In Search of a Solution
One possible way forward to contemplate might be building a new system of arms control measures around the principles of the Vienna Document, namely, to emphasize transparency and notifications about movement of weapons systems; these measures could help enhance predictability of the overall security landscape. The provisions of this document will have to be expanded to new areas and systems, though, including notifications about movement of relevant weapons systems on both sides, their general characteristics, an estimate of time it might take to move them to Europe or its vicinity (and hence determine the timing for advance notifications). It will also require a set of confidence building measures, including an obligation to refrain from large-scale movement of such assets, notifications about military exercises that involve their relocation and/or concentration, etc. Similar measures could be applied to defense systems. While numerical limits are hardly advisable (or feasible), it might make sense to consider an exchange of technical data and notifications (maybe even some loose limits) on concentration of these assets in particular areas, inclusion of these systems into notifications about large-scale military exercises, etc.

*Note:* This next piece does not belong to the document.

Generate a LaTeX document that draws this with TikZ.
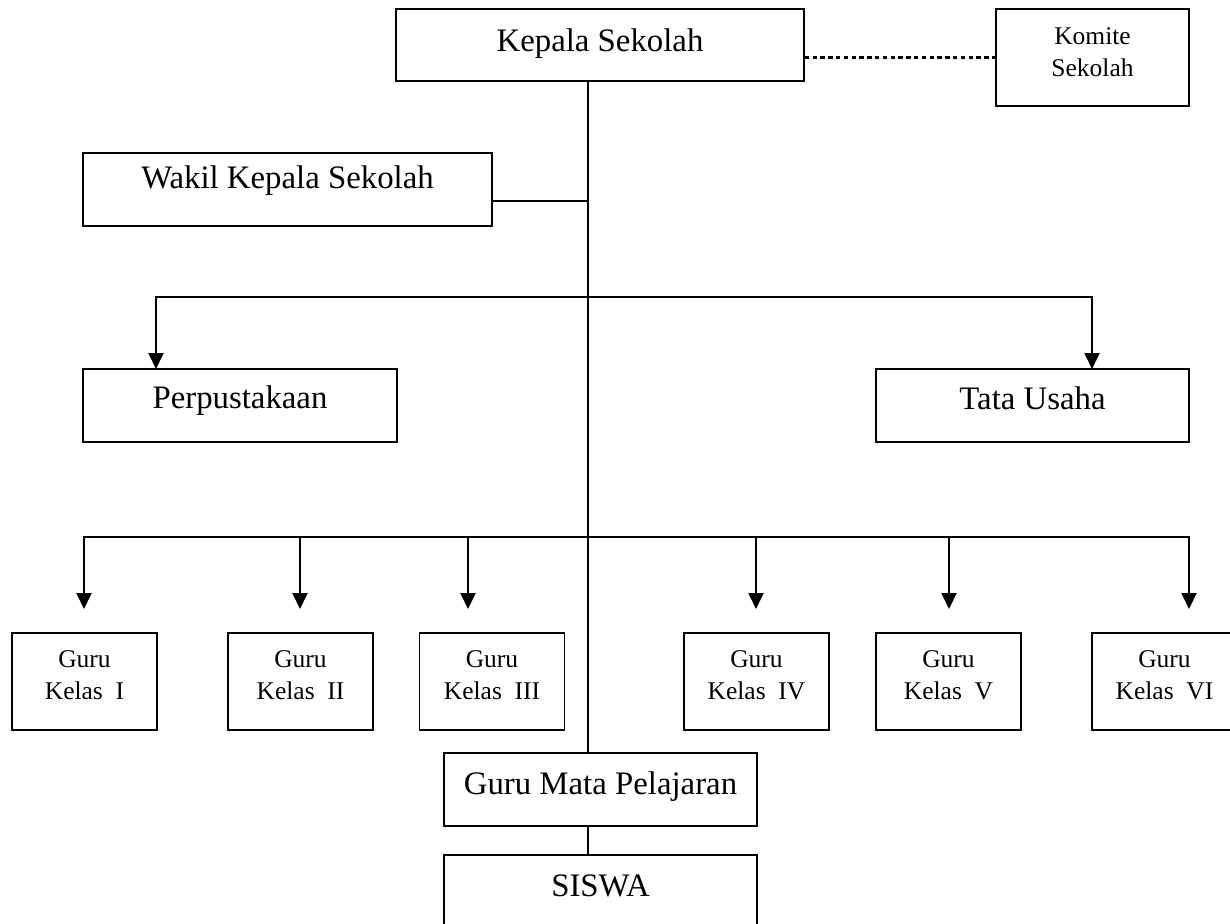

As noted above, it would be best to begin considering these and other arms control measures preemptively – before the acquisition of a modern conventional capability by Russia begins to affect both the security situation in Europe and relations within NATO. The very fact that we do not have precedents from past arms control negotiations to rely on will make the task of devising a new toolbox a challenging and lengthy process. Without doubt, preemptive arms control is politically controversial – the domestic political process in the United States is bound to become a major obstacle to such an exercise, among other problems. Consequently, consideration of options might best be started within the expert community both within NATO (especially in Europe) as well as in the form of Track II dialogue with Russia. Options developed (or at least discussed) within that format could at a later stage be used by policymakers and negotiators when the time is ripe for action.